Paul Konsbruck : C’est ce cloud souverain, déconnecté, que nous avons dévoilé ce mercredi 25 octobre, au cours de l’événement qui révélait officiellement notre joint-venture. Celui-ci s’appuie sur la technologie Google Distributed Cloud Hosted, rendue accessible pour la première fois en Europe à des partenaires. Cette offre répond à de nouvelles attentes, de plus en plus exprimées par le marché. En tant qu’opérateur d’infrastructures de connectivité, et notamment de data centres, nous observons un important mouvement des clients vers le cloud. Notre volonté est d’ accompagner cette transformation au départ de nos infrastructures. Il y avait également un grand intérêt du gouvernement luxembourgeois à voir une solution de cloud souverain mise en œuvre au départ du Grand-Duché. Nous avons donc analysé plusieurs pistes et pris part aux discussions avec Google et Proximus, pour voir ce qu’il était possible de proposer. La solution que nous avons mise en œuvre ensemble permet un accès à des technologies avancées en offrant des garanties fortes en matière de protection des données.
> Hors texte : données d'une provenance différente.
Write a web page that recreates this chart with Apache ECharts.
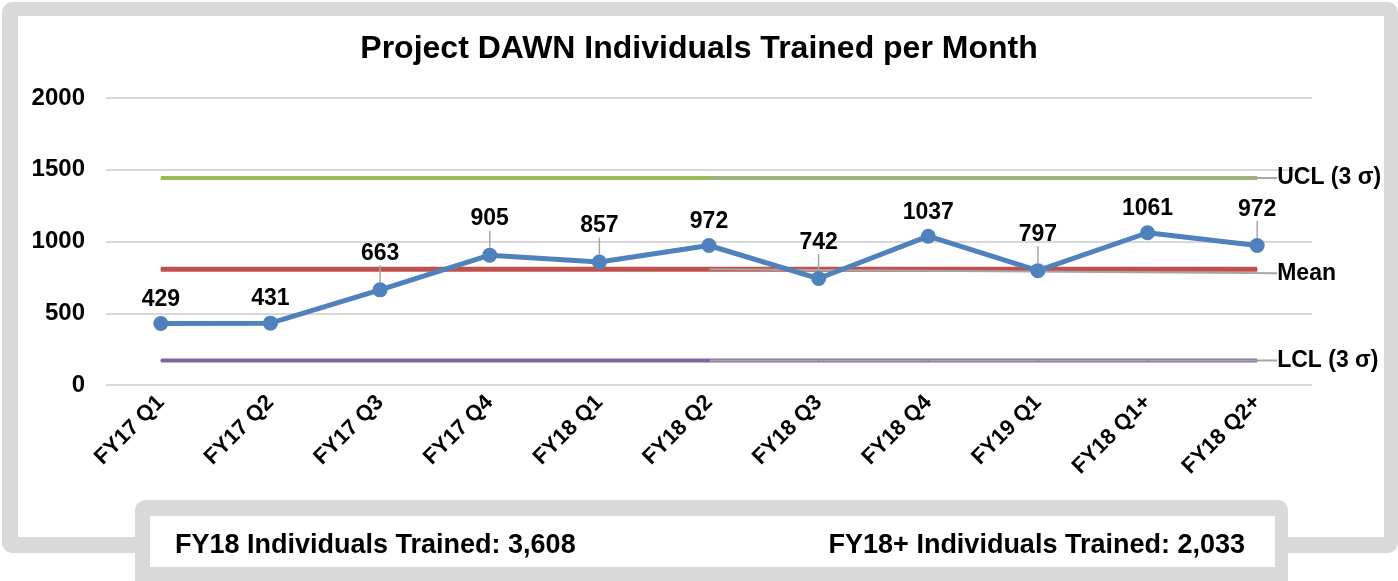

Peut-on rapidement revenir sur la notion de cloud souverain ?
Paul Konsbruck : Lorsque l’on évoque ce concept de souveraineté, diverses définitions sont généralement avancées. Un cloud souverain permet de garantir une réelle proximité entre les utilisateurs et le lieu où sont hébergées ou traitées leurs données. Celles-ci doivent être préservées au cœur d’un data centre situé sur le territoire national, dans des régions proches ou, à tout le moins, en Europe. La souveraineté, d’autre part, implique de disposer d’un contrôle d’accès aux données. Autrement dit, les opérateurs de la plateforme doivent aussi relever de la juridiction des utilisateurs ou du moins être européens.
Gérard Hoffmann : Une autre dimension importante est la possibilité d’accéder à des technologies avancées que seuls les grands providers de plateformes cloud proposent. En l’occurrence, on parle ici des outils d’intelligence artificielle. L’idée est de proposer des solutions d’IA souveraines. À travers la solution que nous avons dévoilée ce mercredi, l’idée est que LuxConnect et Proximus opèrent la plateforme grâce à la joint-venture mise en place. . Un lien – à travers un sas ou « airgap » – est maintenu avec Google, pour permettre la mise à jour des solutions ou le déploiement de nouvelles fonctionnalités. Pour chaque mise à jour, une inspection des nouveaux éléments est réalisée par les équipes au Luxembourg, pour s’assurer que les conditions de souveraineté sont bien respectées. Ce n’est qu’à ce moment que les fonctionnalités sont déployées et mises à disposition des utilisateurs au départ des infrastructures de LuxConnect.
Pourquoi vous êtes-vous tournés vers Google en particulier ?
Gérard Hoffmann : Aujourd’hui, ces technologies ne sont pas portées par des acteurs européens. Pour les proposer, nous devions nous tourner vers l’un des grands acteurs américains. Google a montré un grand intérêt pour le Luxembourg, en tant que place importante au cœur de l’Europe, avec une stratégie digitale gouvernementale ambitieuse. Cela nous a été confirmé lors de la visite du Premier ministre en Californie au printemps dernier.
Pouvez-vous nous en dire plus sur les contours de cette joint-venture ?
Paul Konsbruck : Ensemble, nous avons créé une nouvelle structure, qui répond au nom de Clarence, qui résulte de la contraction de Clarity et de Transparency, deux valeurs fortes attendues par le marché. LuxConnect est détenteur de 60% des parts de l’entreprise. Le reste des parts est détenu par Proximus. Nos deux entreprises sont complémentaires. Proximus apporte une expertise liée aux services numériques aux entreprises, notamment aux entités régulées au niveau de la place financière. Du côté de LuxConnect, nous sommes des experts en matière d’hébergement et de sécurité des données au départ de cette infrastructure robuste que sont nos data centers certifiés Tier-IV.
Comment évaluez-vous la demande pour une telle solution ?
Gérard Hoffmann : La demande est considérable et se fait par des acteurs émanant d’une grande variété de secteurs. Nous pensions au départ que l’intérêt se manifesterait avant tout du côté des institutions publiques ou des acteurs étatiques. On constate que l’industrie, soucieuse de protéger sa propriété intellectuelle, est aussi très demandeuse d’une telle plateforme. Le succès de notre événement de ce mercredi, qui accueillait des speakers de renoms comme Xavier Bettel, Petra de Sutter ou encore Vint Cerf, témoigne de l’attrait de la solution.
Quelle est l’ambition poursuivie avec le déploiement de la solution ?
Paul Konsbruck : La volonté est de commercialiser la solution sur les pays dans lesquels nous sommes actifs en tant que partenaires, notamment à travers Proximus également, à savoir le Luxembourg, la Belgique et les Pays-Bas. L’accès à cette solution de plateforme cloud déconnectée est une première en Europe et pourrait susciter de l’intérêt au-delà du Benelux. Nous verrons, progressivement, comment l’intérêt aujourd’hui manifeste se concrétise au niveau de l’adoption de la plateforme.